> WORK TO DO:
Look through the records below, count the lines with the word "code", and reply with only the number.

## start SOURCE RECORDS

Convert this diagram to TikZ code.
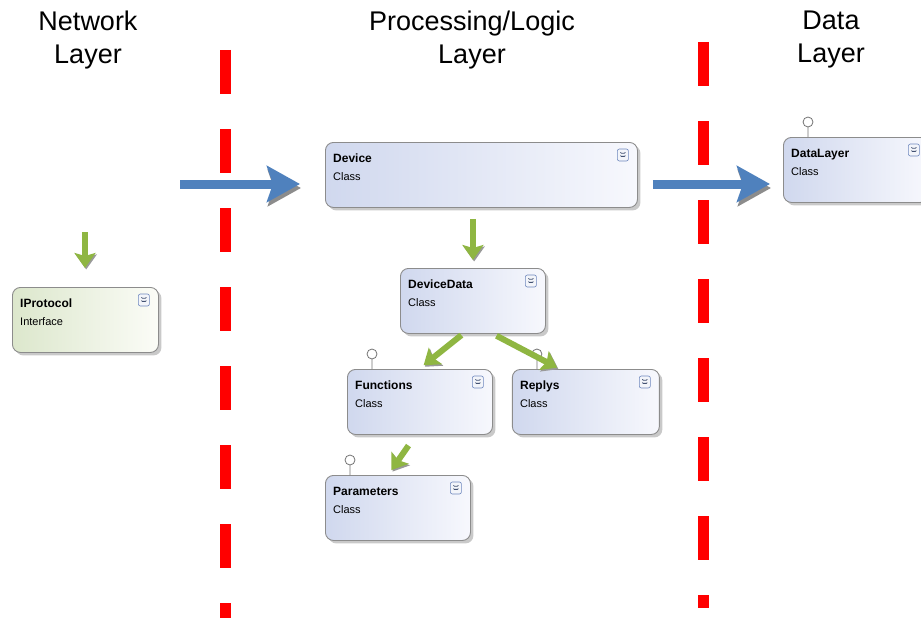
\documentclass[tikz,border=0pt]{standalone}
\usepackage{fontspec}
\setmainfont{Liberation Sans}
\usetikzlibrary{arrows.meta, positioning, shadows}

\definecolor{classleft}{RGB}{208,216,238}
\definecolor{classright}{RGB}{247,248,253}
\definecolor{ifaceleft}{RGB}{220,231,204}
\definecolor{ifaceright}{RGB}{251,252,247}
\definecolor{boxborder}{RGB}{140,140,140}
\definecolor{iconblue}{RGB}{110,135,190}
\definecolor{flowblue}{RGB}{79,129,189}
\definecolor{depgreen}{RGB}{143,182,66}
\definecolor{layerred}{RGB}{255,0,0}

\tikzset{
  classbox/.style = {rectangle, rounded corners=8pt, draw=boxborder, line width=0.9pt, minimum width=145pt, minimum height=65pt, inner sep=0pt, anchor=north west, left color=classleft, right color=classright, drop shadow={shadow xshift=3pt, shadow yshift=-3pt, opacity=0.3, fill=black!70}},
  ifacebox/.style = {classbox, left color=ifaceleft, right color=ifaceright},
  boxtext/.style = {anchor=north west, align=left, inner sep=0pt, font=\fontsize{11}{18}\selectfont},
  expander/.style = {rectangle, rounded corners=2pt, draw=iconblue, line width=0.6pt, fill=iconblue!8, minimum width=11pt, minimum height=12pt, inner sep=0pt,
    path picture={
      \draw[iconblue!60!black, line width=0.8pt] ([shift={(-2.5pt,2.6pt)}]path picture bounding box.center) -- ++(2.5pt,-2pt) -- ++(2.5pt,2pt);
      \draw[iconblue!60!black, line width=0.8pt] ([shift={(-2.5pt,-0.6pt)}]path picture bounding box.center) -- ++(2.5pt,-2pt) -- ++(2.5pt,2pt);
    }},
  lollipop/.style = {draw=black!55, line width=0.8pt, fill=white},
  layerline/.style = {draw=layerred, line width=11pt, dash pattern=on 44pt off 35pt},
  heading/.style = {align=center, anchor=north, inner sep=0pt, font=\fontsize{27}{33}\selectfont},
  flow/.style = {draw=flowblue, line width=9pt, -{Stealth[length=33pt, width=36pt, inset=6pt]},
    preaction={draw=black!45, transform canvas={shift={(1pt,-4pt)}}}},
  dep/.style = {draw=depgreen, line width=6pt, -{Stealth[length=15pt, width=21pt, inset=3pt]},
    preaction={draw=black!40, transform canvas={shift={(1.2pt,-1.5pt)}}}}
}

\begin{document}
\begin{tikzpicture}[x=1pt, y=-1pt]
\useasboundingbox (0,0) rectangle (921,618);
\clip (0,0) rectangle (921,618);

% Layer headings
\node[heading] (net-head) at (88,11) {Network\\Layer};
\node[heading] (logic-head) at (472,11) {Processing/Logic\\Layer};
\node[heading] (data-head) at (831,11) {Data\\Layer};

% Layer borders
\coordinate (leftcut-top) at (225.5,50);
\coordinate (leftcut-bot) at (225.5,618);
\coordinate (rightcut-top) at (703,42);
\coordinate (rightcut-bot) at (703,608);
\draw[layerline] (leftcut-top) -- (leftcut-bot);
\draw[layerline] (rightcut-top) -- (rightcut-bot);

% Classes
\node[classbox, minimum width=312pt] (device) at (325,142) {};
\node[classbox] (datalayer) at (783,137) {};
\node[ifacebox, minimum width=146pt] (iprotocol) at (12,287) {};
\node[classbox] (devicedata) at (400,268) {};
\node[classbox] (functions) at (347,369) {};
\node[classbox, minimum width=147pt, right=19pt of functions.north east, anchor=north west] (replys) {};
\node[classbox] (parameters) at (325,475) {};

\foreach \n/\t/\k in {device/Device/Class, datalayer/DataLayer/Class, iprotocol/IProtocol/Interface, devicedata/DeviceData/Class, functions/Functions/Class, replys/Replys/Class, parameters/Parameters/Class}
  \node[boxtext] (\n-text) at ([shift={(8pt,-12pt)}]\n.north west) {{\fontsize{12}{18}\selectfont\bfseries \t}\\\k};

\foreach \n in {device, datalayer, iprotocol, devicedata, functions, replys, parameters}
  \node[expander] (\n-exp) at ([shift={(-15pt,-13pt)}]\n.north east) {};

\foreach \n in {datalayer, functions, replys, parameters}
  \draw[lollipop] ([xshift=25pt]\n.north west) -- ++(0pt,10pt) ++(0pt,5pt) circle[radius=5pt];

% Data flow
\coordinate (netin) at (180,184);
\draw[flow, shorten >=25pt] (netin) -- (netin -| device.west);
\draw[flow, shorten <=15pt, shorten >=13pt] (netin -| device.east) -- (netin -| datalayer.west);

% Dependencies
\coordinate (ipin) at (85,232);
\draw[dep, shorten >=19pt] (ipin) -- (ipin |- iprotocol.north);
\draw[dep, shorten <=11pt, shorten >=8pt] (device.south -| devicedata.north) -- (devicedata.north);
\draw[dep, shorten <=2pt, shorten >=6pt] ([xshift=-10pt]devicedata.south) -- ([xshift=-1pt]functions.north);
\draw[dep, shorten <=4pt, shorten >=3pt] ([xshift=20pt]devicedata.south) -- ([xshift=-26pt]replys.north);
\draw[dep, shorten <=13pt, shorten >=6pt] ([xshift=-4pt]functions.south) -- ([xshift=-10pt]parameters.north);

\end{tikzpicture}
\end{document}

## end SOURCE RECORDS
## start SOURCE RECORDS

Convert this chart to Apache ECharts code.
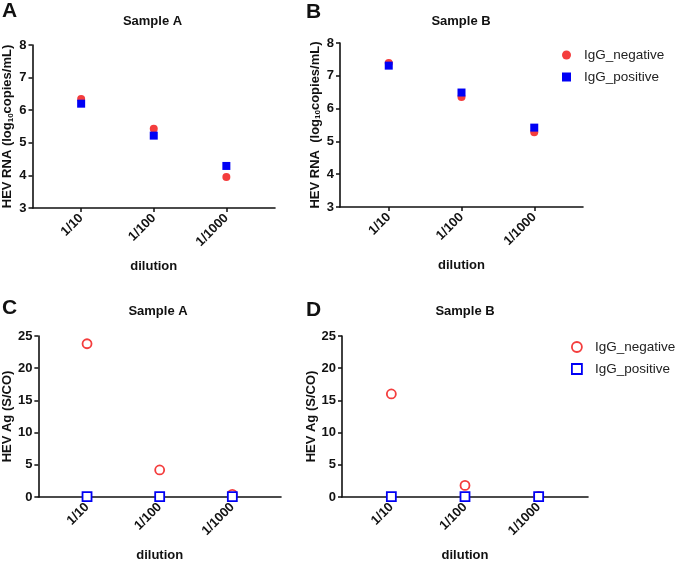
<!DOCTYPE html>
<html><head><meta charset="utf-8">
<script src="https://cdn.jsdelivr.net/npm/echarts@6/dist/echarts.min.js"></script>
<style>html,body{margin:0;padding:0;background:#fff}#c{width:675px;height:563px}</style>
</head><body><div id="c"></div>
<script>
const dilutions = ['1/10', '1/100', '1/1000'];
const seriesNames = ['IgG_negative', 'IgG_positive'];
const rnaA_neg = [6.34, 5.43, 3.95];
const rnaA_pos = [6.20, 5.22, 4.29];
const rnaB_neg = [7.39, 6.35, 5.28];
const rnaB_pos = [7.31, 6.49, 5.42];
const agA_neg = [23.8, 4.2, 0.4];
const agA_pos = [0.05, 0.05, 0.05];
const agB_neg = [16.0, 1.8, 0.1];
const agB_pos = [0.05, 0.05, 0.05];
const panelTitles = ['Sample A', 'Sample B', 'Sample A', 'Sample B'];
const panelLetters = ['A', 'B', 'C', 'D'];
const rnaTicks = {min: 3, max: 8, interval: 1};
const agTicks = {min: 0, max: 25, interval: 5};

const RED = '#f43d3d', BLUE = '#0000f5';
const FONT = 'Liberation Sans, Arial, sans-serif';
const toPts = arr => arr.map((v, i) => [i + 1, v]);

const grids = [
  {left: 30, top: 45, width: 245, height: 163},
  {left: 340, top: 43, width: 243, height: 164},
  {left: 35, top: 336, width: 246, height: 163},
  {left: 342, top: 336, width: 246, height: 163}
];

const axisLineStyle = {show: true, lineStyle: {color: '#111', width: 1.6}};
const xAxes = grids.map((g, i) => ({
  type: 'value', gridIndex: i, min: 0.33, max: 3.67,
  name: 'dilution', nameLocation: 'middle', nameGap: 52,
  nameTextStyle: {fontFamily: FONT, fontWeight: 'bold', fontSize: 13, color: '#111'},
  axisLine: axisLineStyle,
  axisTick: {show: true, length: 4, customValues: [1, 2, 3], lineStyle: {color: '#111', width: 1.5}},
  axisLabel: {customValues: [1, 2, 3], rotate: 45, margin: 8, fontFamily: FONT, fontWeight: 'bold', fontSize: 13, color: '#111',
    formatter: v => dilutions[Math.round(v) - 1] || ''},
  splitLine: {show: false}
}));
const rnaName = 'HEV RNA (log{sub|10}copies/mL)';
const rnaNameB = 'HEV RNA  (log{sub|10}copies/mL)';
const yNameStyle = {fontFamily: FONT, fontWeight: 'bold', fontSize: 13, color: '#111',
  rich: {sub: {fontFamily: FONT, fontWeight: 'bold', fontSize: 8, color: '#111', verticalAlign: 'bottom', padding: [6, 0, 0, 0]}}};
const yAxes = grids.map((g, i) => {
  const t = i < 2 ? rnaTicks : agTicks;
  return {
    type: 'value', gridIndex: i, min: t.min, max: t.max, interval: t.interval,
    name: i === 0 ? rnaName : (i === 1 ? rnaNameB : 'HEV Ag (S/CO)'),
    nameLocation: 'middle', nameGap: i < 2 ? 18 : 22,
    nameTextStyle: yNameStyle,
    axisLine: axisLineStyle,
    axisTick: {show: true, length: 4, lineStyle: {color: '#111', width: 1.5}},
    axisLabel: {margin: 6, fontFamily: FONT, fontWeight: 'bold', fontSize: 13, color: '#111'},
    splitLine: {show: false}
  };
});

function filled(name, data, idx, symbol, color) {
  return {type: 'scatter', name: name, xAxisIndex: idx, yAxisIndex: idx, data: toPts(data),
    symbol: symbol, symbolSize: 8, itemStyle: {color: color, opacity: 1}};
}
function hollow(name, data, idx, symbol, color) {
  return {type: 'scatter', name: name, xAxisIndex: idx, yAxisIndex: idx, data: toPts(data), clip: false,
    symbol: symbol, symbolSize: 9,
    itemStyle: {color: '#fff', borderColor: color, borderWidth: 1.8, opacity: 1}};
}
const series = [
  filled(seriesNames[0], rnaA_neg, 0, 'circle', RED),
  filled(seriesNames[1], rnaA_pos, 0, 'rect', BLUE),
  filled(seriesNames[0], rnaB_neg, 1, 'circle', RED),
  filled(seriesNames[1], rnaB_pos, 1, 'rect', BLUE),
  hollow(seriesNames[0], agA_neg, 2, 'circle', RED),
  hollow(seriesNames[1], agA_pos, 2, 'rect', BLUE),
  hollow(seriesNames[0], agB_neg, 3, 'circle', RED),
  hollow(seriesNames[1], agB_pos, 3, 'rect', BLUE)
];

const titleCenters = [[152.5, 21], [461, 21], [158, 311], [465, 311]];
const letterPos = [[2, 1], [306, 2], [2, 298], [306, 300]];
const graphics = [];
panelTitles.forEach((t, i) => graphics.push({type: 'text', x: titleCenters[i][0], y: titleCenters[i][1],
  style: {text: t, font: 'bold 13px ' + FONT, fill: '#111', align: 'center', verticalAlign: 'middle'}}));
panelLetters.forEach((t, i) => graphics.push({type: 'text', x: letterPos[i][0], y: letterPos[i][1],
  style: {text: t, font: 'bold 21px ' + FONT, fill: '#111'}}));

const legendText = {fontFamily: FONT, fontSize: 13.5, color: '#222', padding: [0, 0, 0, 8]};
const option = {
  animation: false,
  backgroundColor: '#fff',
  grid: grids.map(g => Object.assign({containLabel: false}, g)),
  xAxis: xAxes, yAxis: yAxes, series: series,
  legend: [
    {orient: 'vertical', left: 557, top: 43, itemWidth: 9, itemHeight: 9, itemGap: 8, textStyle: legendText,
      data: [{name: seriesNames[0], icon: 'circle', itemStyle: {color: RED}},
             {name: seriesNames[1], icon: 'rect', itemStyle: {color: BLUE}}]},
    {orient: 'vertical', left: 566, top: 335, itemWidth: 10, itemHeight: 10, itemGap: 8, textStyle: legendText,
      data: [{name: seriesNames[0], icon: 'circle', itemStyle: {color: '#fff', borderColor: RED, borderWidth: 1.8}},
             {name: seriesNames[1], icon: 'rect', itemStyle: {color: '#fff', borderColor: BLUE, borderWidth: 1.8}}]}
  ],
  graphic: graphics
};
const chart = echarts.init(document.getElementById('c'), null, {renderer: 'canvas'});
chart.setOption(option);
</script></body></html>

## end SOURCE RECORDS
## start SOURCE RECORDS

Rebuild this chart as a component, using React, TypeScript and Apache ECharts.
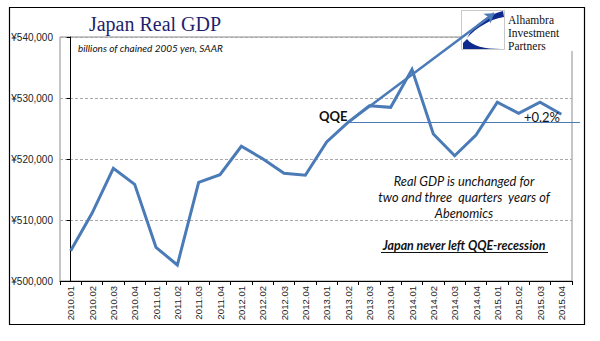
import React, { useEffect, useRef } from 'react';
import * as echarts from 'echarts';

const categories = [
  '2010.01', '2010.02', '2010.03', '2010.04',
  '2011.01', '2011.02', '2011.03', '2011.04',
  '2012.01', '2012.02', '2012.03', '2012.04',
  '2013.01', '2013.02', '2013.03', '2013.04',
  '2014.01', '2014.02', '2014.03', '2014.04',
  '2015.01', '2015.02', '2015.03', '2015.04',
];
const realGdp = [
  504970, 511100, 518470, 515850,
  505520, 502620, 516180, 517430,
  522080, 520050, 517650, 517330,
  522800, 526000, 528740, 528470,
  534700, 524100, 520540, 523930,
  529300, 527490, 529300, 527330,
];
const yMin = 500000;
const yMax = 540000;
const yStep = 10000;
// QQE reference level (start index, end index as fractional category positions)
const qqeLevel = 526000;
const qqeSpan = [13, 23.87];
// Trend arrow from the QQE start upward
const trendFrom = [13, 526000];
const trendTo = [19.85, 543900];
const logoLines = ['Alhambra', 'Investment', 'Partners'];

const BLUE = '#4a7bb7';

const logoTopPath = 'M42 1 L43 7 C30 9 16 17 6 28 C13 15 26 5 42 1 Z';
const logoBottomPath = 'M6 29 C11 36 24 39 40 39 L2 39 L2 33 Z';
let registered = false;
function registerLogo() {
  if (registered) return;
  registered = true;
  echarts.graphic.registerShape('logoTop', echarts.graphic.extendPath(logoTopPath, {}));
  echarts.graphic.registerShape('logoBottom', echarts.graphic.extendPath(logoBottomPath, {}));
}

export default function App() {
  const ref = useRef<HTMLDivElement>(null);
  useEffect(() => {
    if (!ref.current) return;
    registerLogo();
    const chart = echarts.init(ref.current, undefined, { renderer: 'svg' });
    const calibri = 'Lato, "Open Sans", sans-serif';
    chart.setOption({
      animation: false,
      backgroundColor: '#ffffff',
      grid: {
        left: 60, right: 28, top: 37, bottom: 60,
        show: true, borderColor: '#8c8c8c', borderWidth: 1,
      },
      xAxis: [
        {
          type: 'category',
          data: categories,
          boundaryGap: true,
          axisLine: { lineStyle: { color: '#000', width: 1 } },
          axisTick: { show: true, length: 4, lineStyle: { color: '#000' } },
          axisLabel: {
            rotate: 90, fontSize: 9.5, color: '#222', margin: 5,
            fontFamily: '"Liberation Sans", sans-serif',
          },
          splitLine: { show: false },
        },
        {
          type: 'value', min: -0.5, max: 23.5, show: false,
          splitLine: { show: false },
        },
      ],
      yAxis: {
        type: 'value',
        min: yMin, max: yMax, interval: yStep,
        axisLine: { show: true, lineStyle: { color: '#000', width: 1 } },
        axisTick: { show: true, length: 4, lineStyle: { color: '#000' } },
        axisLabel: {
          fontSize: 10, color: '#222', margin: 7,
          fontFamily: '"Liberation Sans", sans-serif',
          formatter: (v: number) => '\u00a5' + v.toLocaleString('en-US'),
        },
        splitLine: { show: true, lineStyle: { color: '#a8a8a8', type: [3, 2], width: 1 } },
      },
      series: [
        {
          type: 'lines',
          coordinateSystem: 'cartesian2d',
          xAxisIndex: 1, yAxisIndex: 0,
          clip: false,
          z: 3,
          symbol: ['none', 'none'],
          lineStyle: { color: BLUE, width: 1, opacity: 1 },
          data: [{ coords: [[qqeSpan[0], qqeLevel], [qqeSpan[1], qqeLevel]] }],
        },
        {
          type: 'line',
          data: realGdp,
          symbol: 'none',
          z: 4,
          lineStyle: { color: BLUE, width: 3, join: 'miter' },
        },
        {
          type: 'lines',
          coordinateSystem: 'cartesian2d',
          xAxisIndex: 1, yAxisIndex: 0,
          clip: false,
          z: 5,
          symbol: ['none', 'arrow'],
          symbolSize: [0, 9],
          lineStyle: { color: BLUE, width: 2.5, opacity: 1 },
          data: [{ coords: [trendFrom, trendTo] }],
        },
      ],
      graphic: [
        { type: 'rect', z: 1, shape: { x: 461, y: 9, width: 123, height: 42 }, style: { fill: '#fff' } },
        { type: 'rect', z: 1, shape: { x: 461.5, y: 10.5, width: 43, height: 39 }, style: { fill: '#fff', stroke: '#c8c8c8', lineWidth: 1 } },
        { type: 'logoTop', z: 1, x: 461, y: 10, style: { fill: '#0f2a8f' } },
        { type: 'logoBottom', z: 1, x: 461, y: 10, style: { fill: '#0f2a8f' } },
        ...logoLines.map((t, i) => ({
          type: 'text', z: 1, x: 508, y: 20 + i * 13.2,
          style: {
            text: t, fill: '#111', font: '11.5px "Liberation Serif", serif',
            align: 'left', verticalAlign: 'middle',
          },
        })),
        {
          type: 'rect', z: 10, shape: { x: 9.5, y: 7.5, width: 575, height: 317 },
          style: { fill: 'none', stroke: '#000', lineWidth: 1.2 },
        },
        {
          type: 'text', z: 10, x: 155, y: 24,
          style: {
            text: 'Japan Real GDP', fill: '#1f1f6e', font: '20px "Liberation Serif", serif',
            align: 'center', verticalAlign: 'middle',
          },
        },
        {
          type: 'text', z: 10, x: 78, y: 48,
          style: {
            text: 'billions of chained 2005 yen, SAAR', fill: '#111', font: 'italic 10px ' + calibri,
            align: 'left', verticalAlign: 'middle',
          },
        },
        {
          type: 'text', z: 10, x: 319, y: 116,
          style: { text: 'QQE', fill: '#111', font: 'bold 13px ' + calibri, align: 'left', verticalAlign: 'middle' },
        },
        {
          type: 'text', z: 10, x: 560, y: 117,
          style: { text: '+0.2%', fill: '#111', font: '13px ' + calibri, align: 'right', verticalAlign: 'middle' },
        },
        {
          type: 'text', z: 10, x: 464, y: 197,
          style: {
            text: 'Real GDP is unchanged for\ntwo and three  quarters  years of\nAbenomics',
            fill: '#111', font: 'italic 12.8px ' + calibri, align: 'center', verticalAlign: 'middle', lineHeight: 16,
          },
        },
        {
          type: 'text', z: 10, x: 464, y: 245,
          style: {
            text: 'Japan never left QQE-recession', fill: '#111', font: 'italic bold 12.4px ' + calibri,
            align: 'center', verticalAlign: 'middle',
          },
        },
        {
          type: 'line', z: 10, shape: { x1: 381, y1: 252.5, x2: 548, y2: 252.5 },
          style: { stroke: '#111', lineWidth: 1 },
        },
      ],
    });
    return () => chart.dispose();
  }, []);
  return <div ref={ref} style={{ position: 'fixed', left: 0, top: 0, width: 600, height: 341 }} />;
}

## end SOURCE RECORDS

> TASK SOLUTION:
2